Most companies open every eight weeks or so. Their routines are often the same, at times almost identical: what people wear, where they cluster before the show and intermission, levels of excitement (the more intimate the theater, the louder the buzz), even how quickly people find their seats. And there will always be someone standing down front for all to see, heartily waving to friends in the house, whether they exist or not. The routines are usually just that. Some parts I always enjoy.
If you don’t count Cro-Magnons imitating life before flickering cavern walls, theater began outdoors. At ancient Rome and Greece, crowds filled great amphitheaters, as they did in Elizabethan times to see a play by Shakespeare or Ben Jonson. Be it at the Mount Helix Amphitheatre, the classic Greek stage at Point Loma Nazarene College, at the Moonlight on a summer’s eve, while teams play slow-pitch softball down the hill, or the beautifully rustic Lowell Davies Festival Stage in Balboa Park when macaws across the way bemoan the fading light: theater outdoors always feels special. Nature dwarfs the event.
The show before the show
I’m an inveterate people-watcher (and –listener). Each face, each piece of clothing, gesture, cast of the eyes has a story to tell. Going to the theater a lot gives me a pre-show show, a visual warm-up before I actor-watch inside. And how much can you gather from a glimpse? Which relationships are solid, which just for appearance sake? Who is “acting” before the curtain goes up? At intermission, if there is one, how much do the cares of the day remain on foreheads? Not only that, if the show is lame, I have a library in the house seats.
Best theater-people watching
Take your pick. Every face is a novel. But for diversity, it’s the San Diego Rep, hands down: one of the most eclectic audiences around. For famous-people-watching: the La Jolla Playhouse. As at opening night for The Who’s Tommy, vaguely familiar-looking people would walk past — but a little shorter, a mite wider, or hair a different tint — and hey! Aren’t they Peter Townshend and Roger Daltrey of the Who? And over there: she almost looks… Wait. Wasn’t that Liza Minelli?
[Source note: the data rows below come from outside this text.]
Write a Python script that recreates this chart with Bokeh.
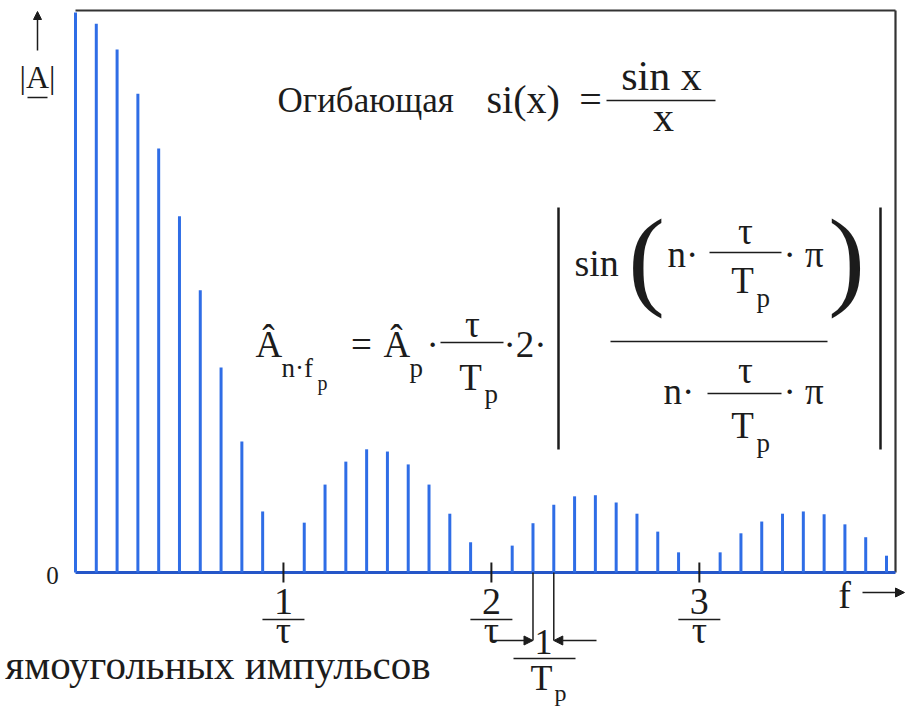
from bokeh.plotting import figure
from bokeh.models import Range1d, Arrow, NormalHead
from bokeh.core.properties import value
from bokeh.embed import file_html
from bokeh.resources import INLINE

# ---- data: harmonic number n (f = n * fp) and normalised amplitude |A|
harmonic_n = list(range(40))
amplitude = [1.000, 0.980, 0.934, 0.855, 0.757, 0.636, 0.504, 0.366, 0.234, 0.109,
             0.000, 0.089, 0.157, 0.198, 0.220, 0.216, 0.193, 0.157, 0.105, 0.054,
             0.000, 0.048, 0.088, 0.121, 0.136, 0.138, 0.125, 0.105, 0.073, 0.036,
             0.000, 0.036, 0.070, 0.091, 0.105, 0.109, 0.104, 0.086, 0.063, 0.030]
tick_n = [10, 20, 30]              # k / tau  expressed in harmonics of fp
tick_numerators = ["1", "2", "3"]
tick_denominator = "τ"
period_marks = [22, 23]            # two neighbouring lines spaced 1/Tp

SERIF = "'Liberation Serif', 'Times New Roman', serif"
INK = "#1c1c1c"
BLUE = "#2f6de6"
BASE_BLUE = "#2556c8"
MID = 0.3375   # middle of the font box above the alphabetic baseline (em)

# layout helpers (page pixel -> data)
X0, DX, Y0, DY = 75.0, 20.795, 572.0, 560.0
def X(px): return (px - X0) / DX
def Y(py): return (Y0 - py) / DY

W, H = 906, 711
p = figure(width=W, height=H, output_backend="svg", toolbar_location=None,
           x_range=Range1d(X(0), X(W)), y_range=Range1d(Y(H), Y(0)),
           x_axis_location=None, y_axis_location=None, min_border=0)
p.grid.visible = False
p.outline_line_color = None
p.background_fill_color = "white"
p.border_fill_color = "white"

def t(x, base, s, size, align="left"):
    """text whose alphabetic baseline sits at page y = base"""
    p.text(x=[X(x)], y=[Y(base - MID * size)], text=[s], text_font=value(SERIF),
           text_font_size=f"{size}px", text_align=align, text_baseline="middle",
           text_color=INK)

def seg(x0, y0, x1, y1, w=2, color=INK):
    p.segment(x0=[X(x0)], y0=[Y(y0)], x1=[X(x1)], y1=[Y(y1)], line_width=w, line_color=color)

def arrow(x0, y0, x1, y1, size=9):
    p.add_layout(Arrow(end=NormalHead(size=size, fill_color=INK, line_color=INK),
                       x_start=X(x0), y_start=Y(y0), x_end=X(x1), y_end=Y(y1),
                       line_width=1.5, line_color=INK))

# frame (top and right), baseline
seg(75, 10, 895, 10, 2.2, "#333333")
seg(895, 10, 895, 572, 2.2, "#333333")
p.segment(x0=[harmonic_n[0]], y0=[0], x1=[X(895)], y1=[0], line_width=3, line_color=BASE_BLUE)

# spectral lines
p.segment(x0=harmonic_n, y0=[0] * len(harmonic_n), x1=harmonic_n, y1=amplitude,
          line_width=3, line_color=BLUE)

# ticks at k/tau with fraction labels
TS = 38
half = 21.0 / DX
p.segment(x0=tick_n, y0=[Y(562)] * 3, x1=tick_n, y1=[Y(582)] * 3, line_width=2, line_color=INK)
p.text(x=tick_n, y=[Y(614 - MID * TS)] * 3, text=tick_numerators, text_font=value(SERIF),
       text_font_size=f"{TS}px", text_align="center", text_baseline="middle", text_color=INK)
p.segment(x0=[n - half for n in tick_n], y0=[Y(619)] * 3, x1=[n + half for n in tick_n],
          y1=[Y(619)] * 3, line_width=1.5, line_color=INK)
p.text(x=tick_n, y=[Y(642 - MID * TS)] * 3, text=[tick_denominator] * 3, text_font=value(SERIF),
       text_font_size=f"{TS}px", text_align="center", text_baseline="middle", text_color=INK)

# 1/Tp dimension
p.segment(x0=period_marks, y0=[0, 0], x1=period_marks, y1=[Y(640)] * 2,
          line_width=1.5, line_color=INK)
arrow(490, 640, X0 + period_marks[0] * DX, 640)
arrow(596, 640, X0 + period_marks[1] * DX, 640)
t(543, 654, "1", 36, "center")
seg(513, 658, 575, 658, 1.5)
t(541, 690, "T", 36, "center")
t(554, 701, "p", 24)

# f axis arrow
t(844, 607, "f", 38, "center")
arrow(862, 592, 904, 592)

# 0 label
t(52, 583, "0", 25, "center")

# |A| with arrow
arrow(37, 50, 37, 11, 8)
t(37, 87, "|A|", 32, "center")
seg(27, 97, 47, 97, 1.5)

# envelope text
t(277, 112, "Огибающая", 35)
t(486, 112, "si(x)", 40)
t(590, 112, "=", 40, "center")
t(661, 90, "sin x", 42, "center")
seg(606, 100, 715, 100, 1.5)
t(663, 131, "x", 42, "center")

# amplitude formula
FS = 37
t(255, 356, "Â", FS)
t(281, 377, "n·f", 27)
t(317, 389, "p", 20)
t(361, 356, "=", FS, "center")
t(383, 356, "Â", FS)
t(409, 377, "p", 27)
t(426, 356, "·", FS)
t(472, 336, "τ", FS, "center")
seg(440, 342, 503, 342, 1.5)
t(470, 389, "T", FS, "center")
t(484, 403, "p", 27)
t(503, 356, "·2·", FS)
seg(558, 207, 558, 449, 2.5)
seg(880, 207, 880, 449, 2.5)
t(574, 275, "sin", 38)
p.text(x=[X(646)], y=[Y(257)], text=["("], text_font=value(SERIF), text_font_size="110px",
       text_align="center", text_baseline="middle", text_color=INK)
t(667, 266, "n·", FS)
t(745, 243, "τ", FS, "center")
seg(709, 252, 781, 252, 1.5)
t(742, 292, "T", FS, "center")
t(756, 307, "p", 27)
t(783, 266, "· π", FS)
p.text(x=[X(846)], y=[Y(257)], text=[")"], text_font=value(SERIF), text_font_size="110px",
       text_align="center", text_baseline="middle", text_color=INK)
seg(610, 341, 827, 341, 1.5)
t(663, 403, "n·", FS)
t(745, 382, "τ", FS, "center")
seg(707, 393, 781, 393, 1.5)
t(742, 437, "T", FS, "center")
t(756, 452, "p", 27)
t(783, 403, "· π", FS)

# caption (cut at the left in the source)
t(430, 678, "ямоугольных импульсов", 41, "right")

open("out.html", "w").write(file_html(p, INLINE))
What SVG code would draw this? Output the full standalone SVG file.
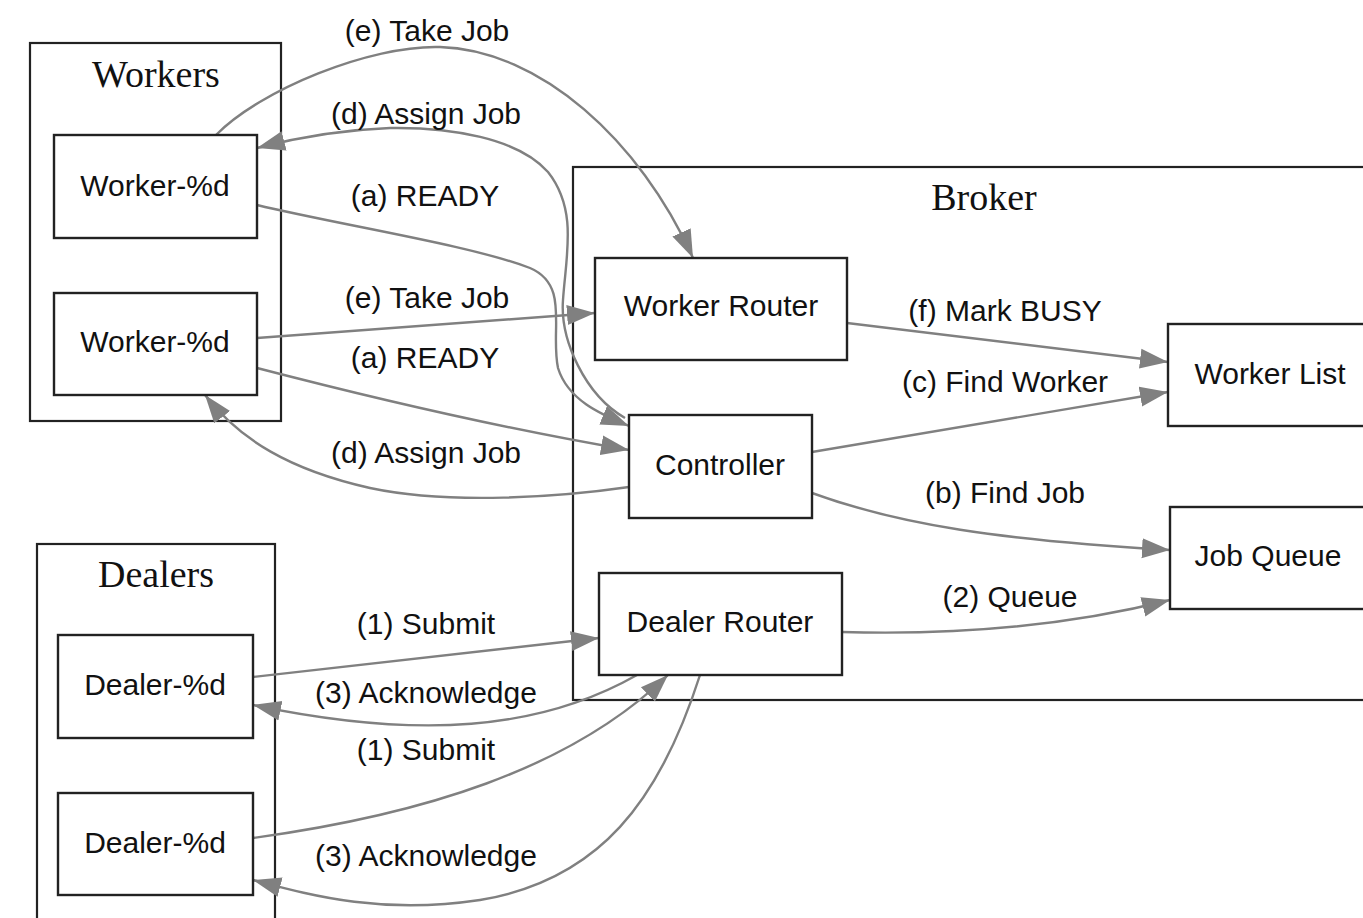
<svg xmlns="http://www.w3.org/2000/svg" width="1363" height="918" viewBox="0 0 1363 918">
<style>
.cl{fill:none;stroke:#222;stroke-width:2.2}
.nd{fill:#fff;stroke:#222;stroke-width:2.4}
.ttl{font-family:"Liberation Serif",serif;font-size:38px;fill:#111;text-anchor:middle}
.nt{font-family:"Liberation Sans",Arial,sans-serif;font-size:30px;fill:#111;text-anchor:middle}
.lb{font-family:"Liberation Sans",Arial,sans-serif;font-size:30px;fill:#111;text-anchor:middle}
.e{fill:none;stroke:#808080;stroke-width:2.4;marker-end:url(#ah)}
</style>
<defs>
<marker id="ah" markerUnits="userSpaceOnUse" markerWidth="30" markerHeight="22" refX="28" refY="11" orient="auto">
<path d="M0,1 L28,11 L0,21 z" fill="#808080"/>
</marker>
</defs>
<rect width="1363" height="918" fill="#fff"/>
<g id="cluster-workers">
<rect class="cl" x="30" y="43" width="251" height="378"/>
<text class="ttl" x="156" y="87">Workers</text>
</g>
<g id="cluster-dealers">
<rect class="cl" x="37" y="544" width="238" height="390"/>
<text class="ttl" x="156" y="587">Dealers</text>
</g>
<g id="cluster-broker">
<rect class="cl" x="573" y="167" width="810" height="533"/>
<text class="ttl" x="984" y="210">Broker</text>
</g>
<g id="connectors">
<path class="e" d="M216,135 C260,90 370,45 440,47 C540,50 640,140 693,258"/>
<path class="e" d="M625,418 C585,395 560,340 563,300 C566,255 578,210 548,172 C518,138 450,127 390,128 C335,130 295,138 257,148"/>
<path class="e" d="M257,205 C340,225 470,245 530,268 C570,285 550,330 558,368 C568,400 600,414 629,426"/>
<path class="e" d="M257,338 L595,313"/>
<path class="e" d="M257,368 C380,400 500,428 629,450"/>
<path class="e" d="M629,487 C560,497 450,505 370,488 C290,470 240,440 205,395"/>
<path class="e" d="M847,323 L1168,362"/>
<path class="e" d="M812,452 L1168,392"/>
<path class="e" d="M812,493 C900,525 1000,540 1170,550"/>
<path class="e" d="M842,632 C950,635 1060,628 1170,600"/>
<path class="e" d="M253,677 L599,638"/>
<path class="e" d="M637,675 C540,730 420,740 253,705"/>
<path class="e" d="M253,838 C420,815 570,770 668,675"/>
<path class="e" d="M700,675 C660,800 600,880 480,900 C380,915 310,895 253,880"/>
</g>
<g id="edge-labels">
<text class="lb" x="427" y="41">(e) Take Job</text>
<text class="lb" x="426" y="124">(d) Assign Job</text>
<text class="lb" x="425" y="206">(a) READY</text>
<text class="lb" x="427" y="308">(e) Take Job</text>
<text class="lb" x="425" y="368">(a) READY</text>
<text class="lb" x="426" y="463">(d) Assign Job</text>
<text class="lb" x="1005" y="321">(f) Mark BUSY</text>
<text class="lb" x="1005" y="392">(c) Find Worker</text>
<text class="lb" x="1005" y="503">(b) Find Job</text>
<text class="lb" x="1010" y="607">(2) Queue</text>
<text class="lb" x="426" y="634">(1) Submit</text>
<text class="lb" x="426" y="703">(3) Acknowledge</text>
<text class="lb" x="426" y="760">(1) Submit</text>
<text class="lb" x="426" y="866">(3) Acknowledge</text>
</g>
<g id="worker1"><rect class="nd" x="54" y="135" width="203" height="103"/><text class="nt" x="155" y="196">Worker-%d</text></g>
<g id="worker2"><rect class="nd" x="54" y="293" width="203" height="102"/><text class="nt" x="155" y="352">Worker-%d</text></g>
<g id="dealer1"><rect class="nd" x="58" y="635" width="195" height="103"/><text class="nt" x="155" y="695">Dealer-%d</text></g>
<g id="dealer2"><rect class="nd" x="58" y="793" width="195" height="102"/><text class="nt" x="155" y="853">Dealer-%d</text></g>
<g id="worker-router"><rect class="nd" x="595" y="258" width="252" height="102"/><text class="nt" x="721" y="316">Worker Router</text></g>
<g id="controller"><rect class="nd" x="629" y="415" width="183" height="103"/><text class="nt" x="720" y="475">Controller</text></g>
<g id="dealer-router"><rect class="nd" x="599" y="573" width="243" height="102"/><text class="nt" x="720" y="632">Dealer Router</text></g>
<g id="worker-list"><rect class="nd" x="1168" y="324" width="210" height="102"/><text class="nt" x="1270" y="384">Worker List</text></g>
<g id="job-queue"><rect class="nd" x="1170" y="507" width="208" height="102"/><text class="nt" x="1268" y="566">Job Queue</text></g>
</svg>
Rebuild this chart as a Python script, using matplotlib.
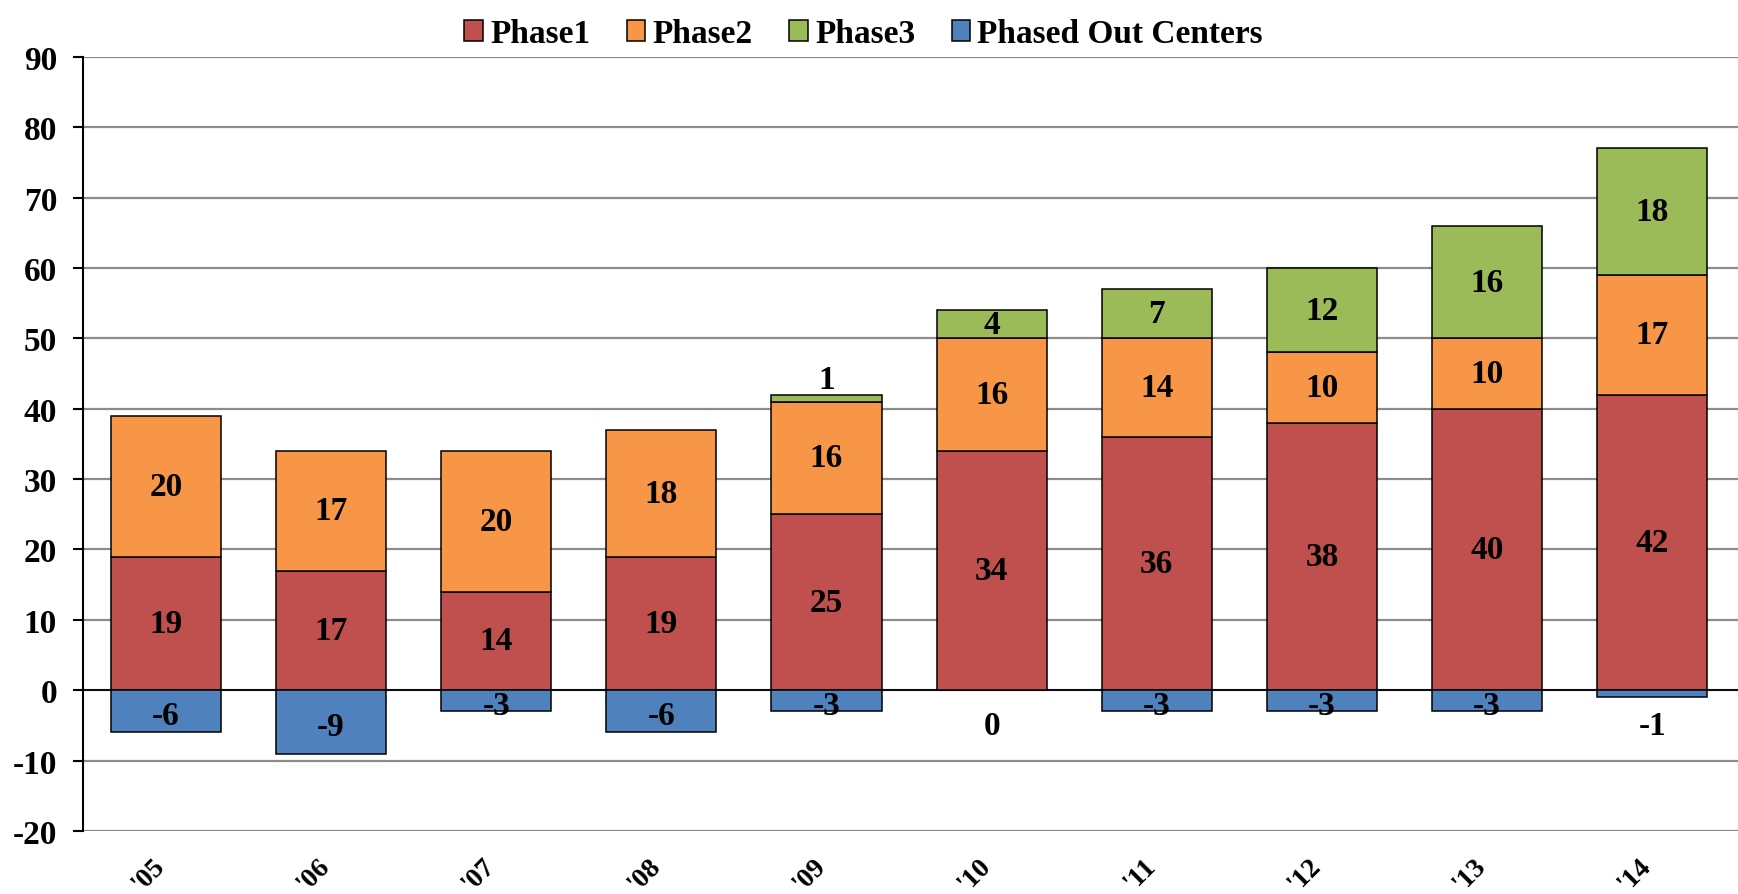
import matplotlib.pyplot as plt
import numpy as np

years = ["'05", "'06", "'07", "'08", "'09", "'10", "'11", "'12", "'13", "'14"]
phase1 = [19, 17, 14, 19, 25, 34, 36, 38, 40, 42]
phase2 = [20, 17, 20, 18, 16, 16, 14, 10, 10, 17]
phase3 = [0, 0, 0, 0, 1, 4, 7, 12, 16, 18]
phased_out = [-6, -9, -3, -6, -3, 0, -3, -3, -3, -1]

plt.rcParams['font.family'] = 'Liberation Serif'
plt.rcParams['font.weight'] = 'bold'

c1, c2, c3, c4 = '#C0504D', '#F79646', '#9BBB59', '#4F81BD'

fig = plt.figure(figsize=(17.38, 8.95), dpi=100)
ax = fig.add_axes([0.048, 0.0704, 0.952, 0.865])

x = np.arange(len(years))
w = 0.667
kw = dict(width=w, edgecolor='black', linewidth=1.1, zorder=3)
p1 = np.array(phase1)
p2 = np.array(phase2)
p3 = np.array(phase3)
po = np.array(phased_out)

b1 = ax.bar(x, p1, color=c1, label='Phase1', **kw)
b2 = ax.bar(x, p2, bottom=p1, color=c2, label='Phase2', **kw)
has3 = p3 > 0
b3 = ax.bar(x[has3], p3[has3], bottom=(p1 + p2)[has3], color=c3, label='Phase3', **kw)
has_out = po < 0
b4 = ax.bar(x[has_out], po[has_out], color=c4, label='Phased Out Centers', **kw)

fs = 24
for i in range(len(years)):
    ax.text(x[i], p1[i] / 2, str(p1[i]), ha='center', va='center', fontsize=fs, zorder=4)
    ax.text(x[i], p1[i] + p2[i] / 2, str(p2[i]), ha='center', va='center', fontsize=fs, zorder=4)
    if p3[i] > 0:
        top = p1[i] + p2[i]
        ypos = top + p3[i] / 2 if p3[i] > 2 else top + p3[i] + 2.2
        ax.text(x[i], ypos, str(p3[i]), ha='center', va='center', fontsize=fs, zorder=4)
    ypos = po[i] / 2 - 0.6 if po[i] <= -3 else -5
    ax.text(x[i], ypos, str(po[i]), ha='center', va='center', fontsize=fs, zorder=4)

ax.set_xlim(-0.5, 9.52)
ax.set_ylim(-20, 90)
ax.set_yticks(range(-20, 91, 10))
ax.tick_params(axis='y', labelsize=fs, length=7, width=1.5, pad=12)
ax.set_yticklabels([str(v) for v in range(-20, 91, 10)], fontweight='bold')
ax.grid(axis='y', color='#8C8C8C', linewidth=1.6, zorder=0)
ax.axhline(0, color='black', linewidth=1.3, zorder=2)

# year labels tilted 45 degrees under each bar
ax.set_xticks(x)
ax.set_xticklabels(years, rotation=45, ha='right', va='baseline', rotation_mode='anchor',
                   fontsize=20, fontweight='bold')
ax.tick_params(axis='x', length=0, pad=25)

for s in ['top', 'right', 'bottom']:
    ax.spines[s].set_visible(False)
ax.spines['left'].set_linewidth(1.5)

fig.legend(handles=[b1, b2, b3, b4], loc='upper center', bbox_to_anchor=(0.497, 1.012),
           ncol=4, frameon=False, fontsize=fs, handlelength=0.55, handleheight=0.55,
           handletextpad=0.22, columnspacing=1.1)

fig.savefig('out.png', dpi=100)
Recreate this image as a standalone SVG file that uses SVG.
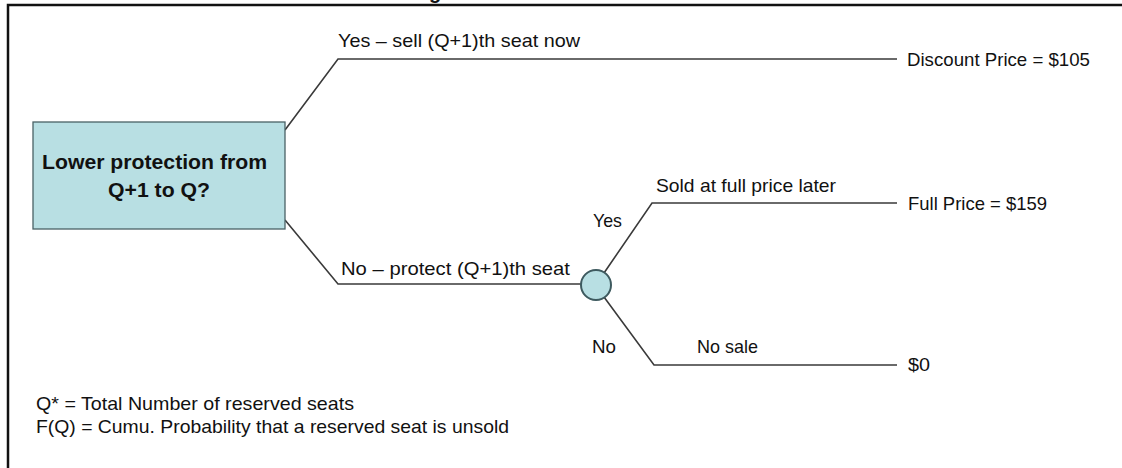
<svg xmlns="http://www.w3.org/2000/svg" width="1122" height="468" viewBox="0 0 1122 468">
<style>
  .lbl { font-family: "Liberation Sans", Arial, sans-serif; font-size: 19px; fill: #111111; }
  .bold { font-family: "Liberation Sans", Arial, sans-serif; font-size: 20px; font-weight: bold; fill: #111111; }
  .conn { fill: none; stroke: #3a3a3a; stroke-width: 1.6; }
  .node { fill: #b8dfe3; stroke: #4a6266; stroke-width: 1.3; }
  .chance { fill: #b8dfe3; stroke: #3e5a5f; stroke-width: 2; }
</style>
<rect x="0" y="0" width="1122" height="468" fill="#ffffff"/>
<text class="bold" x="429" y="-1" font-size="22">g</text>
<rect x="8" y="5" width="1130" height="480" fill="none" stroke="#111" stroke-width="2.5"/>

<g id="connectors">
  <polyline class="conn" points="285,130 338,59 897,59"/>
  <polyline class="conn" points="285,220 338,284 581,284"/>
  <polyline class="conn" points="604,273 652,203 897,203"/>
  <polyline class="conn" points="604,297 654,365 897,365"/>
</g>

<g id="decision">
  <rect class="node" x="33" y="122" width="252" height="107"/>
  <text class="bold" x="42" y="169" textLength="225" lengthAdjust="spacingAndGlyphs">Lower protection from</text>
  <text class="bold" x="108" y="197" textLength="102" lengthAdjust="spacingAndGlyphs">Q+1 to Q?</text>
</g>

<g id="chance">
  <circle class="chance" cx="596" cy="285" r="15"/>
</g>

<g id="labels">
  <text class="lbl" x="338" y="47" textLength="242" lengthAdjust="spacingAndGlyphs">Yes – sell (Q+1)th seat now</text>
  <text class="lbl" x="341" y="275" textLength="229" lengthAdjust="spacingAndGlyphs">No – protect (Q+1)th seat</text>
  <text class="lbl" x="656" y="192" textLength="180" lengthAdjust="spacingAndGlyphs">Sold at full price later</text>
  <text class="lbl" x="593" y="227" textLength="29" lengthAdjust="spacingAndGlyphs">Yes</text>
  <text class="lbl" x="592" y="353" textLength="24" lengthAdjust="spacingAndGlyphs">No</text>
  <text class="lbl" x="697" y="353" textLength="61" lengthAdjust="spacingAndGlyphs">No sale</text>
</g>

<g id="outcome-discount">
  <text class="lbl" x="907" y="66" textLength="183" lengthAdjust="spacingAndGlyphs">Discount Price = $105</text>
</g>
<g id="outcome-full">
  <text class="lbl" x="908" y="210" textLength="139" lengthAdjust="spacingAndGlyphs">Full Price = $159</text>
</g>
<g id="outcome-zero">
  <text class="lbl" x="908" y="371" textLength="22" lengthAdjust="spacingAndGlyphs">$0</text>
</g>

<g id="legend">
  <text class="lbl" x="36" y="410" textLength="318" lengthAdjust="spacingAndGlyphs">Q* = Total Number of reserved seats</text>
  <text class="lbl" x="36" y="433" textLength="473" lengthAdjust="spacingAndGlyphs">F(Q) = Cumu. Probability that a reserved seat is unsold</text>
</g>
</svg>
One of my favorite theater audiences
Lawrence Welk Resort Theatre is part of a village/hotel/golf course complex north of Escondido. Outside the theater, a bronze statue of Welk holding his baton greets visitors. Inside, people have their picture taken with a life-sized cutout of the maestro. One shoulder — the right one, I think — gets so worn down from an arm around it they have to replace the cutout periodically. “Oh, they like Lawrence Welk,” you scoff. But they’re immune to that sort of jabber. Mostly seniors, they adore Welk and Broadway musicals with a passion that youthens their years. They can be critical, make no mistake. But sit with them at South Pacific or The King and I and you can feel the memories stampede.
Ghosts of previous routines
Sometimes on my way to a show, or just on my way, I’ll pass a place where theater used to thrive: the old Sixth Avenue Playhouse, where the Rep and later Sledgehammer Theatre blazed trails in a former funeral chapel; just down the street on Fifth, where Kim McCallum and the Bowery Theatre turned the small basement into a pressure cooker (I can still see McCallum, in When Ya Comin’ Back Red Ryder?, shoving his index finger into a foot-tall table fan to see if he could stop it from spinning); or the little storefront on Fourth, half a block south of Market, where Kit Goldman and the Gaslamp Quarter Theatre performed Noel Coward with elegance and introduced feminism to San Diego stages. The Gaslamp was on lower Broadway, mind you, the meanest streets in town at the time.
The back row and why I love it
I started asking for back-row seats 20–25 years ago, for a couple of reasons: in those days there’d be no one talking behind me; I take many notes, which bothered people. So bother fewer. What made the choice permanent was the time I was sneezed on, can’t recall the theater. It was a real nasal barrage. Ergo: the back row. Other reasons: the rear seats have more leg room in some theaters. Except for the San Diego Civic, the back row isn’t all that far from the stage. And, if the actors want to play to all the critics on opening night, and not just the ones down front, they’ll have to project to the entire house.